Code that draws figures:
::::::::

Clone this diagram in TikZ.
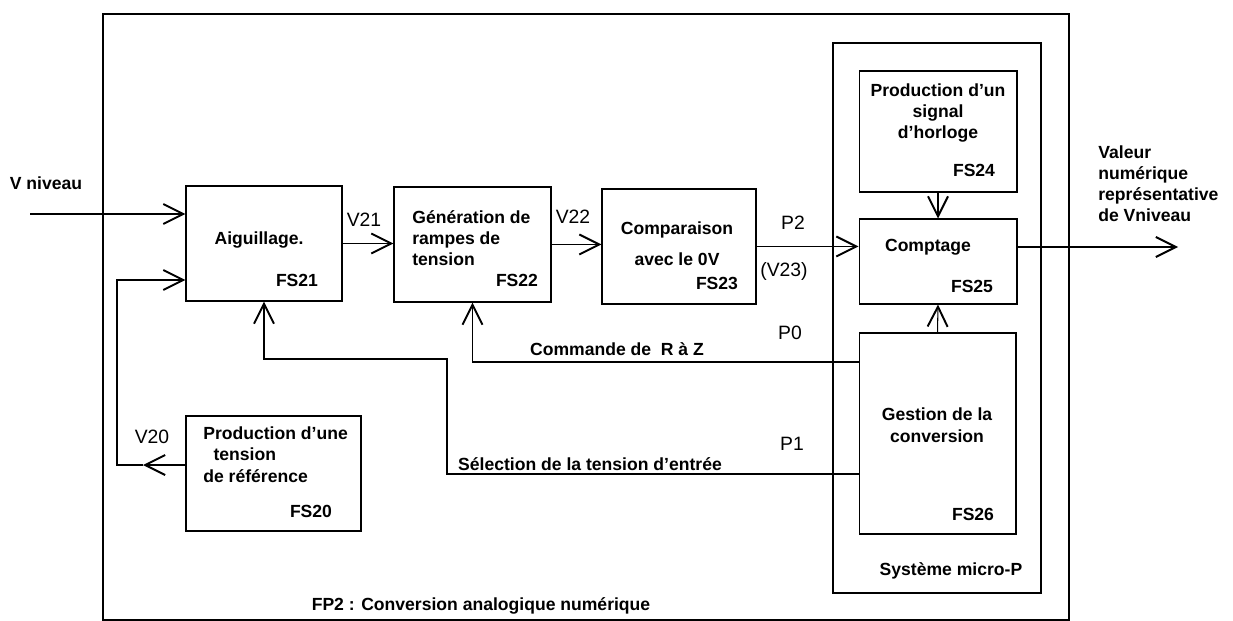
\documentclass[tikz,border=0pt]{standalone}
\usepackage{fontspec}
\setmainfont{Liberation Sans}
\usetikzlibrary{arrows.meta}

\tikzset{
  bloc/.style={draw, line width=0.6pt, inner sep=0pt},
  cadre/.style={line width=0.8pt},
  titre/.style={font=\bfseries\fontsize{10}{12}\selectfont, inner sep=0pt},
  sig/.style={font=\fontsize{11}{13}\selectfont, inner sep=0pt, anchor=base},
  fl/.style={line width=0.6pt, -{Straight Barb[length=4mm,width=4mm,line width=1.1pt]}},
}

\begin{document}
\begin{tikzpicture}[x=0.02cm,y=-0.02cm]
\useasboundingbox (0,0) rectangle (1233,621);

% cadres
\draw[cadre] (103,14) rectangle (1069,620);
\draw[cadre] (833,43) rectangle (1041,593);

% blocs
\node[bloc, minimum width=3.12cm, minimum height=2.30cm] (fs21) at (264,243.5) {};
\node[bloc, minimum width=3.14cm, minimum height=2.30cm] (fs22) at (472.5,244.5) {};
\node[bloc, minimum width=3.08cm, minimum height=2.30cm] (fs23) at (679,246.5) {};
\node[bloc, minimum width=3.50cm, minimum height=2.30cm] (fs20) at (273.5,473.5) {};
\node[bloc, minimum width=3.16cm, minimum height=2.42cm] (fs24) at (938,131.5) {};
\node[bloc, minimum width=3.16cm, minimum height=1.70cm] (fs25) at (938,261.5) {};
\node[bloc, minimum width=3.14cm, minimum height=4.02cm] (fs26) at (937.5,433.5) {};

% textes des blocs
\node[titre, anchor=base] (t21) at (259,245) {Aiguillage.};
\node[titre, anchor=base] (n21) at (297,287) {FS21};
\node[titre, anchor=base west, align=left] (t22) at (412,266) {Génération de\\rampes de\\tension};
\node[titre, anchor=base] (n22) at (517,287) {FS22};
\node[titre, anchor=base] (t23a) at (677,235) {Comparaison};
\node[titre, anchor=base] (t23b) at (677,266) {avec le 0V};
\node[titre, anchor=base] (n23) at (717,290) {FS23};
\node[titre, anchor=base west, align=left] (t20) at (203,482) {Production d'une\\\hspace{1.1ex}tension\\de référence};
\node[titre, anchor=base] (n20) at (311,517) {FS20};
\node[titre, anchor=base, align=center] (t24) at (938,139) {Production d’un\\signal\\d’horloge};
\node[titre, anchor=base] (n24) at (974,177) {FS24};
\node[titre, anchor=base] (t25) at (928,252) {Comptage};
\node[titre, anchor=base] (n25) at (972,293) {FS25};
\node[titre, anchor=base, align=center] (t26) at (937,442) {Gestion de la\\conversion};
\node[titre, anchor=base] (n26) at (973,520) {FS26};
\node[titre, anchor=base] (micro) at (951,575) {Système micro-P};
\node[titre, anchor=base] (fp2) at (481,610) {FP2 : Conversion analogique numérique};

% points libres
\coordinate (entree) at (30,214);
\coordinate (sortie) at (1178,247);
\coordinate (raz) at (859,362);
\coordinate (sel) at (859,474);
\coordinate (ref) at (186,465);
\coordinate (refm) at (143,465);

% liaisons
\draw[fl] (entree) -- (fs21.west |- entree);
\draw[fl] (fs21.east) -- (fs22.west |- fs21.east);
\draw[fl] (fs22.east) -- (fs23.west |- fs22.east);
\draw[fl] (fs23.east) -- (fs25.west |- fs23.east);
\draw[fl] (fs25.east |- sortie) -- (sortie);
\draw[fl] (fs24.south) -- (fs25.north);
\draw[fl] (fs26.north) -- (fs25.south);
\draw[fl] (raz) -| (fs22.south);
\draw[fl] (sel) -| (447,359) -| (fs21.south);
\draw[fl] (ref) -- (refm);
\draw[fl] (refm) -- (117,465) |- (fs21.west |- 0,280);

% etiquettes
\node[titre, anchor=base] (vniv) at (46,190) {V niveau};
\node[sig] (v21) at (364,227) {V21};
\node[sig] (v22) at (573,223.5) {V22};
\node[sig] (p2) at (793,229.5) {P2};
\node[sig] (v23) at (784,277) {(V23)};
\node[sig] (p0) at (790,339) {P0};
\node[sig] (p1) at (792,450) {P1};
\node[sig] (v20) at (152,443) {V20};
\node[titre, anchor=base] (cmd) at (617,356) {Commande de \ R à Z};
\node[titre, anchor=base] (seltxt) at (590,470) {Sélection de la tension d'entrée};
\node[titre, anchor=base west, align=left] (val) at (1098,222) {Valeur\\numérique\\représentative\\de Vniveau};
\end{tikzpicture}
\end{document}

::::::::

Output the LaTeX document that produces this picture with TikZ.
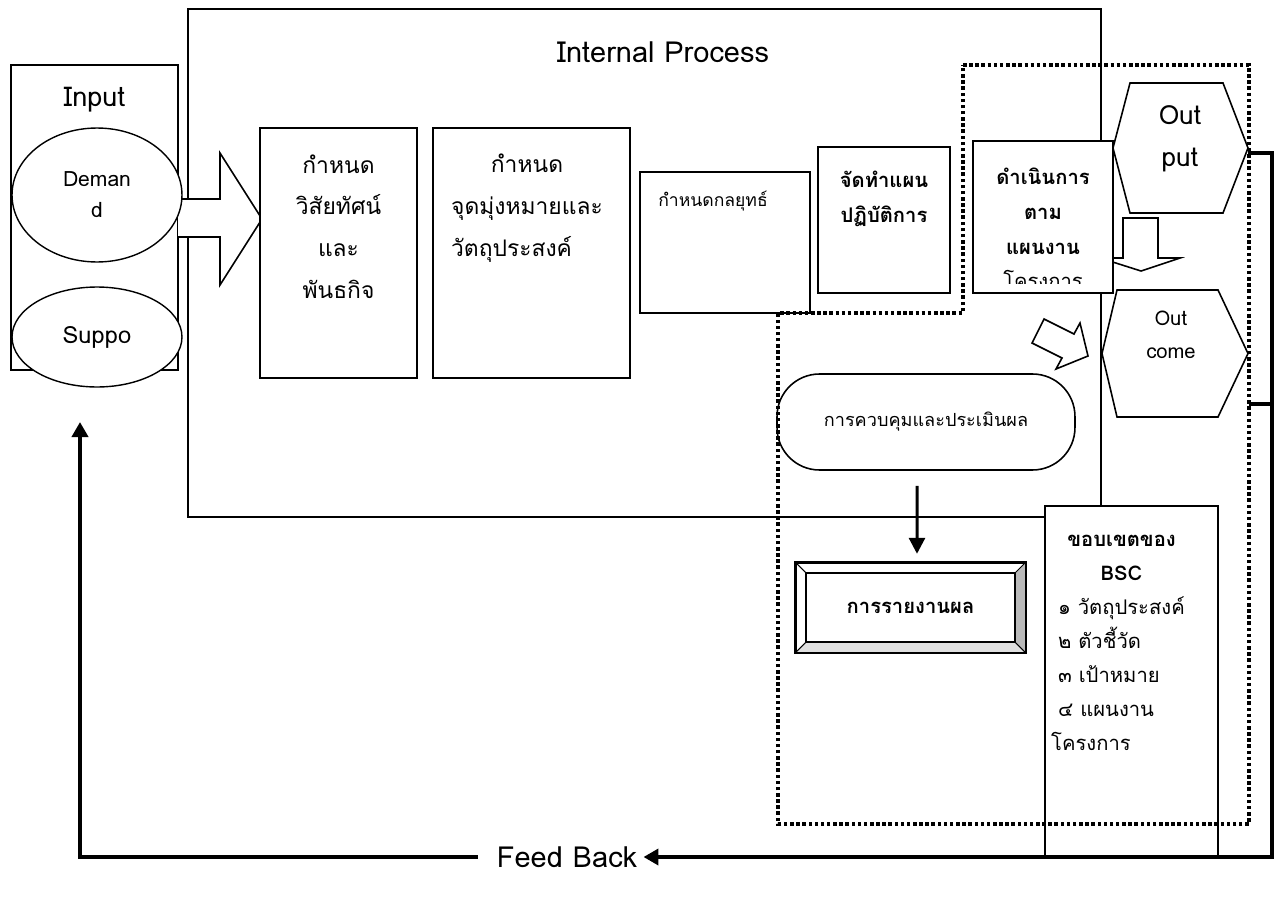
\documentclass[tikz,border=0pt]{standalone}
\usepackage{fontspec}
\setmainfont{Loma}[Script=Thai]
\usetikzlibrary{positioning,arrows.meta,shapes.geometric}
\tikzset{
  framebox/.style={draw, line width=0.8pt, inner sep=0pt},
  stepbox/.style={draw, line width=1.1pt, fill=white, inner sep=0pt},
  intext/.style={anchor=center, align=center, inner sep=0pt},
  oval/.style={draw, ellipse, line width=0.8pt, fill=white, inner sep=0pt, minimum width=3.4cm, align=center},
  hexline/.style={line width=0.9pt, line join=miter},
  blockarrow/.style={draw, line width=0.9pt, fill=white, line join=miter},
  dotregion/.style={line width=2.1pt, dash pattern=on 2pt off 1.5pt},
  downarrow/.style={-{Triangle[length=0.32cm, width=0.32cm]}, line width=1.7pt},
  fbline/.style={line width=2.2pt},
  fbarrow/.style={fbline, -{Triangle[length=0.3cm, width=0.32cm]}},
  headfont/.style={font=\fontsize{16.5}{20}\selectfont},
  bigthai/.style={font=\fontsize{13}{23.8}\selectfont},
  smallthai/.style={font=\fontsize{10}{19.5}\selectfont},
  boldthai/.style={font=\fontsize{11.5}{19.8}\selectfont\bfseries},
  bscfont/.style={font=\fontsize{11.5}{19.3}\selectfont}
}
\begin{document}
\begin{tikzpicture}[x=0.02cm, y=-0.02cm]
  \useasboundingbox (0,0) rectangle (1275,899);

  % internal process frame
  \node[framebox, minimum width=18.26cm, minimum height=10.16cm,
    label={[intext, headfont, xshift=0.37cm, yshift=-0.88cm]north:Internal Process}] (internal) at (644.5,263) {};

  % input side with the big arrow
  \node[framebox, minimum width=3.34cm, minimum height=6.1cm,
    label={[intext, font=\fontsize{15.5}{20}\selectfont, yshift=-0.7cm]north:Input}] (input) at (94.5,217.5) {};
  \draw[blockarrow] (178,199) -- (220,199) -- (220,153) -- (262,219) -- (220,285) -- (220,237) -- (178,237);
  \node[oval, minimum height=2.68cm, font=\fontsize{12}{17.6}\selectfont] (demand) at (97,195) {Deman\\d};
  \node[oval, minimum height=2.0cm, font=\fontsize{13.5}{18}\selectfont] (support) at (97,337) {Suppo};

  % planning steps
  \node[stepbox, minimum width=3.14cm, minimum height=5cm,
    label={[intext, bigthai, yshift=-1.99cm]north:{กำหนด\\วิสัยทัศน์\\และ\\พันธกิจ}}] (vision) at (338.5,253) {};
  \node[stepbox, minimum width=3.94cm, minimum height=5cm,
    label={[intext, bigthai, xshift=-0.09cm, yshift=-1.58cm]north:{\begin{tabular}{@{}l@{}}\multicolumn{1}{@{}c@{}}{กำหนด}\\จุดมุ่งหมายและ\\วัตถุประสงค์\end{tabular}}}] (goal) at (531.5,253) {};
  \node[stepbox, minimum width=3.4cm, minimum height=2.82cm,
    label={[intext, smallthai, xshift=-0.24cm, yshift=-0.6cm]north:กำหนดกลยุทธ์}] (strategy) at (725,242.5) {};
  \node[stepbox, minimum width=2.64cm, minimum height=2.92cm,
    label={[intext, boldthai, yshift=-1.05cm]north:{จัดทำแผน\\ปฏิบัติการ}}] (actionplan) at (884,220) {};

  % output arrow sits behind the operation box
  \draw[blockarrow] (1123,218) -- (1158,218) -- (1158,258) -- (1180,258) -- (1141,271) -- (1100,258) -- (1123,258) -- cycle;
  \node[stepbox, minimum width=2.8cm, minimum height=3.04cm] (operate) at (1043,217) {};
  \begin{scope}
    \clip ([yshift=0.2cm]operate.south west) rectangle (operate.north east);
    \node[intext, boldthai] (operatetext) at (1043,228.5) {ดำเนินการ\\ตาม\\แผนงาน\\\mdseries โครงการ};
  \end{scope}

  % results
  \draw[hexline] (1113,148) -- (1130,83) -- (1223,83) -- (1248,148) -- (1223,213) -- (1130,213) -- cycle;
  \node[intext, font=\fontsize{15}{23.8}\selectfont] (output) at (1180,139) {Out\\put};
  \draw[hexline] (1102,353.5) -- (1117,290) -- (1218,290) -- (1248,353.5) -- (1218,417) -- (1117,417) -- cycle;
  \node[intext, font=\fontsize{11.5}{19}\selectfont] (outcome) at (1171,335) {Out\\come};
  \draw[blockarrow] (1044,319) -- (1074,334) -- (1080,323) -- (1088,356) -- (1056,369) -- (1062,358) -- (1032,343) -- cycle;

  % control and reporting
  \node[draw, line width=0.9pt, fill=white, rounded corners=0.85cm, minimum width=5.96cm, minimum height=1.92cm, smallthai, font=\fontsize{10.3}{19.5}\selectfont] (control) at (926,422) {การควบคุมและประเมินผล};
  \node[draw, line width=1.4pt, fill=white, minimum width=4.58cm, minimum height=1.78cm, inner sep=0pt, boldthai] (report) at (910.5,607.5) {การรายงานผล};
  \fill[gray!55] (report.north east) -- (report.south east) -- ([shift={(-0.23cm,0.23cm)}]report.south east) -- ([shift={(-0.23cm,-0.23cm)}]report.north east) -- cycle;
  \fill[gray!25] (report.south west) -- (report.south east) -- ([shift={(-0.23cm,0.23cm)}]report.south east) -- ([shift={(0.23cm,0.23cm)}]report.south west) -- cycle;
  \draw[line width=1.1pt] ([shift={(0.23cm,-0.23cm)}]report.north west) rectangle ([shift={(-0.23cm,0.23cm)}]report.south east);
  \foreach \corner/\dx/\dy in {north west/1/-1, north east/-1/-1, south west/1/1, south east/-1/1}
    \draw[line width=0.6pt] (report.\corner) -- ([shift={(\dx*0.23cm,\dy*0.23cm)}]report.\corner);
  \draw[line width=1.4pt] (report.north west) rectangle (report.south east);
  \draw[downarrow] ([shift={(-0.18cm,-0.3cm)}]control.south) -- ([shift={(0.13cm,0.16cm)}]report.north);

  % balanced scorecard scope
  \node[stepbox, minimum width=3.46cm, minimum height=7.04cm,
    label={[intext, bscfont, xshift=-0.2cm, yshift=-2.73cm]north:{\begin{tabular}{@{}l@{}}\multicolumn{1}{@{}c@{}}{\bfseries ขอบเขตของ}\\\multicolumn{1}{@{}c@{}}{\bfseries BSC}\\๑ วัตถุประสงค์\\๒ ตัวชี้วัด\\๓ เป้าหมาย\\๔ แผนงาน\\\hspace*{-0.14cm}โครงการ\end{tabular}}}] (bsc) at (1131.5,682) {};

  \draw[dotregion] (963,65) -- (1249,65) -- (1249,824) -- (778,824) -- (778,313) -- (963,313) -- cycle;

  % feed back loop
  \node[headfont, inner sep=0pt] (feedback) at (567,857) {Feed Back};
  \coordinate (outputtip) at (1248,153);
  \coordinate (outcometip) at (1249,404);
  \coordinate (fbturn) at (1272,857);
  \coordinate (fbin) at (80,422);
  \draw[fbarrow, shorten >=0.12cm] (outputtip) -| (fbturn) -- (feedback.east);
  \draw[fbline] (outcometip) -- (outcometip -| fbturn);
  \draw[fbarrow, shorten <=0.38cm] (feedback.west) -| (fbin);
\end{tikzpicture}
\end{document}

::::::::

Given problem:
From the line containing "Output the LaTeX" to the line containing "(support) at (97,337)", both lines included, give the text again exactly, without any pictures.

Exercise answer:
Output the LaTeX document that produces this picture with TikZ.
\documentclass[tikz,border=0pt]{standalone}
\usepackage{fontspec}
\setmainfont{Loma}[Script=Thai]
\usetikzlibrary{positioning,arrows.meta,shapes.geometric}
\tikzset{
  framebox/.style={draw, line width=0.8pt, inner sep=0pt},
  stepbox/.style={draw, line width=1.1pt, fill=white, inner sep=0pt},
  intext/.style={anchor=center, align=center, inner sep=0pt},
  oval/.style={draw, ellipse, line width=0.8pt, fill=white, inner sep=0pt, minimum width=3.4cm, align=center},
  hexline/.style={line width=0.9pt, line join=miter},
  blockarrow/.style={draw, line width=0.9pt, fill=white, line join=miter},
  dotregion/.style={line width=2.1pt, dash pattern=on 2pt off 1.5pt},
  downarrow/.style={-{Triangle[length=0.32cm, width=0.32cm]}, line width=1.7pt},
  fbline/.style={line width=2.2pt},
  fbarrow/.style={fbline, -{Triangle[length=0.3cm, width=0.32cm]}},
  headfont/.style={font=\fontsize{16.5}{20}\selectfont},
  bigthai/.style={font=\fontsize{13}{23.8}\selectfont},
  smallthai/.style={font=\fontsize{10}{19.5}\selectfont},
  boldthai/.style={font=\fontsize{11.5}{19.8}\selectfont\bfseries},
  bscfont/.style={font=\fontsize{11.5}{19.3}\selectfont}
}
\begin{document}
\begin{tikzpicture}[x=0.02cm, y=-0.02cm]
  \useasboundingbox (0,0) rectangle (1275,899);

  % internal process frame
  \node[framebox, minimum width=18.26cm, minimum height=10.16cm,
    label={[intext, headfont, xshift=0.37cm, yshift=-0.88cm]north:Internal Process}] (internal) at (644.5,263) {};

  % input side with the big arrow
  \node[framebox, minimum width=3.34cm, minimum height=6.1cm,
    label={[intext, font=\fontsize{15.5}{20}\selectfont, yshift=-0.7cm]north:Input}] (input) at (94.5,217.5) {};
  \draw[blockarrow] (178,199) -- (220,199) -- (220,153) -- (262,219) -- (220,285) -- (220,237) -- (178,237);
  \node[oval, minimum height=2.68cm, font=\fontsize{12}{17.6}\selectfont] (demand) at (97,195) {Deman\\d};
  \node[oval, minimum height=2.0cm, font=\fontsize{13.5}{18}\selectfont] (support) at (97,337) {Suppo};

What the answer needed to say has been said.